Airlines and unions have both been lobbying for a six-month extension of CARES Act relief funding for aviation, which Congress passed in March with $25 billion for passenger airlines, including $5.4 billion for Delta, and $4 billion for cargo carriers. On Tuesday, Delta pilots and flight attendants and other airline workers rallied for an extension of the funding in front of the Terminus building in Buckhead where U.S. Sen. David Perdue has an office. Perdue signed onto the Air Carrier Worker Support Extension Act this week.

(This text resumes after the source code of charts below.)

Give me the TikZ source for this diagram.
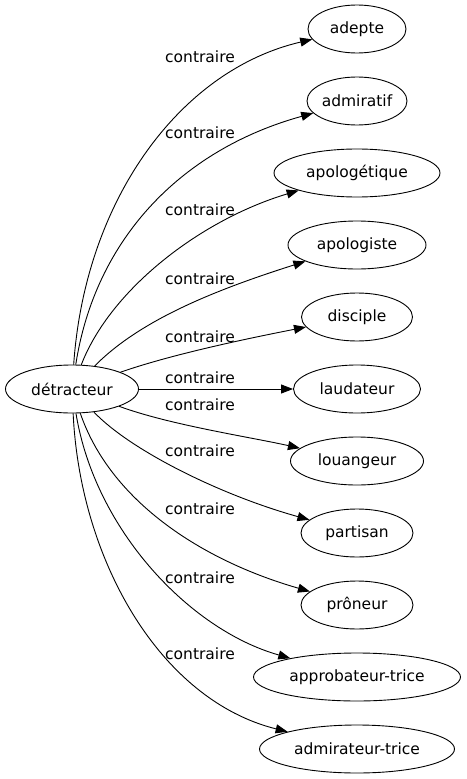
\documentclass[tikz,border=0pt]{standalone}
\usepackage{fontspec}
\setmainfont{DejaVu Sans}
\usetikzlibrary{shapes.geometric,arrows.meta}
\begin{document}
\begin{tikzpicture}[x=1pt,y=-1pt,
  every node/.style={font=\fontsize{15.5}{18}\selectfont},
  term/.style={draw,ellipse,line width=0.9pt,minimum height=48pt,inner sep=0pt},
  rel/.style={draw,line width=0.9pt,-{Triangle[length=12pt,width=9pt]}},
  lab/.style={anchor=base,inner sep=0pt}]
\useasboundingbox (0,0) rectangle (466,779);
\node[term,minimum width=133pt] (s) at (72,389) {détracteur};
\node[term,minimum width=98pt]  (t1)  at (357,29)  {adepte};
\node[term,minimum width=100pt] (t2)  at (357,101) {admiratif};
\node[term,minimum width=166pt] (t3)  at (357,173) {apologétique};
\node[term,minimum width=138pt] (t4)  at (357,245) {apologiste};
\node[term,minimum width=111pt] (t5)  at (357,317) {disciple};
\node[term,minimum width=127pt] (t6)  at (357,389) {laudateur};
\node[term,minimum width=133pt] (t7)  at (357,461) {louangeur};
\node[term,minimum width=112pt] (t8)  at (357,533) {partisan};
\node[term,minimum width=112pt] (t9)  at (357,605) {prôneur};
\node[term,minimum width=207pt] (t10) at (357,677) {approbateur-trice};
\node[term,minimum width=195pt] (t11) at (357,749) {admirateur-trice};

\draw[rel] (s) .. controls (85,200) and (180,70) .. (t1);
\draw[rel] (s) .. controls (95,240) and (180,150) .. (t2);
\draw[rel] (s) .. controls (110,290) and (200,220) .. (t3);
\draw[rel] (s) .. controls (140,320) and (215,290) .. (t4);
\draw[rel] (s) .. controls (170,355) and (240,340) .. (t5);
\draw[rel] (s) -- (t6);
\draw[rel] (s) .. controls (170,425) and (250,437) .. (t7);
\draw[rel] (s) .. controls (130,450) and (220,495) .. (t8);
\draw[rel] (s) .. controls (110,500) and (200,560) .. (t9);
\draw[rel] (s) .. controls (95,530) and (190,630) .. (t10);
\draw[rel] (s) .. controls (80,560) and (160,700) .. (t11);

\node[lab] (l1)  at (200,62)  {contraire};
\node[lab] (l2)  at (200,138) {contraire};
\node[lab] (l3)  at (200,215) {contraire};
\node[lab] (l4)  at (200,284) {contraire};
\node[lab] (l5)  at (200,342) {contraire};
\node[lab] (l6)  at (200,383) {contraire};
\node[lab] (l7)  at (200,410) {contraire};
\node[lab] (l8)  at (200,456) {contraire};
\node[lab] (l9)  at (200,514) {contraire};
\node[lab] (l10) at (200,583) {contraire};
\node[lab] (l11) at (200,659) {contraire};
\end{tikzpicture}
\end{document}
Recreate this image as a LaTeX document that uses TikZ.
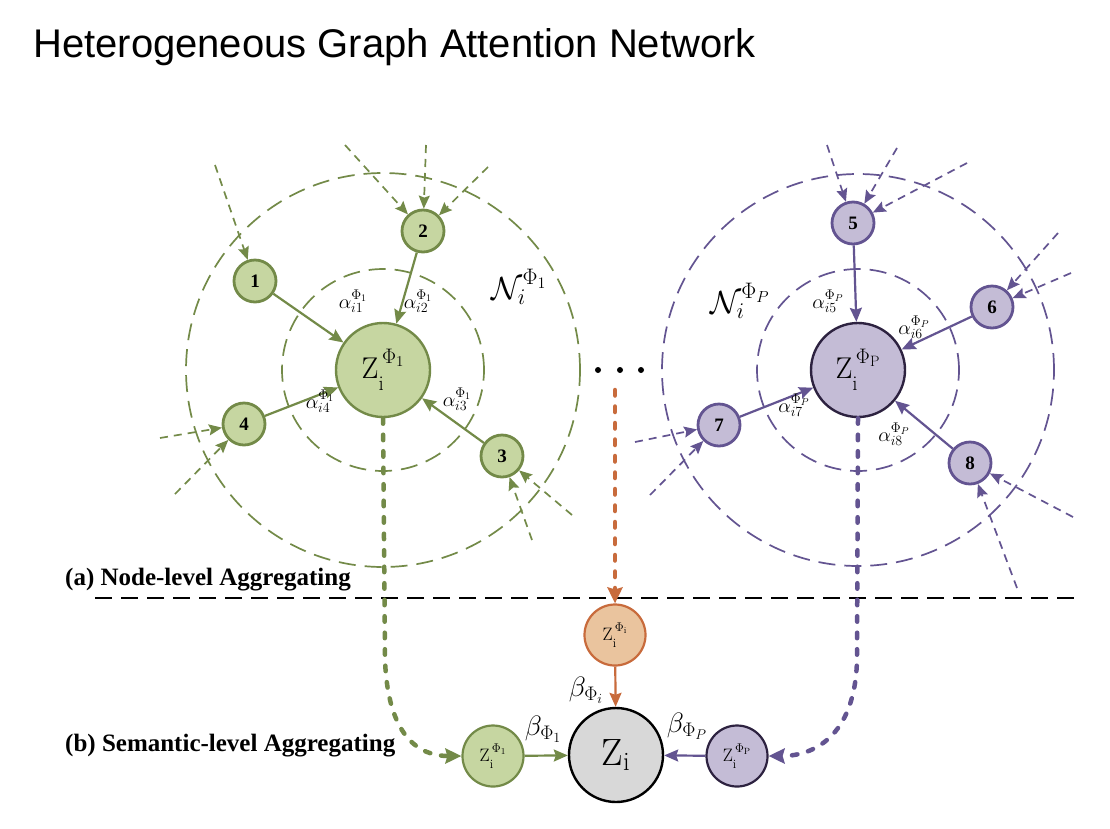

U.S. Sens. Roger Wicker, R-Miss., and Susan Collins, R-Maine, have introduced a bill to extend the Payroll Support Program for airline workers through March 2021. However, the current funding and limits on employee furloughs expire Sept. 30. It’s yet to be seen if such legislation would be approved before then.

Delta’s competitors United and American have announced that they may need to furlough thousands of employees.

Laughter wrote in his memo that negotiating with the pilots union supports the airline’s goal “to make it through this prolonged recovery without involuntary furloughs."

“While we’re also watching the progress of the possible CARES Act extension, it is important that we reach an agreement now that spreads the work of approximately 12,000 active pilots across a network schedule that in Summer 2021 only requires about 9,500 pilots to fly it," he wrote. He added that a recovery will take longer than six months, “so sharing the available work is the only way to avoid furloughs altogether.”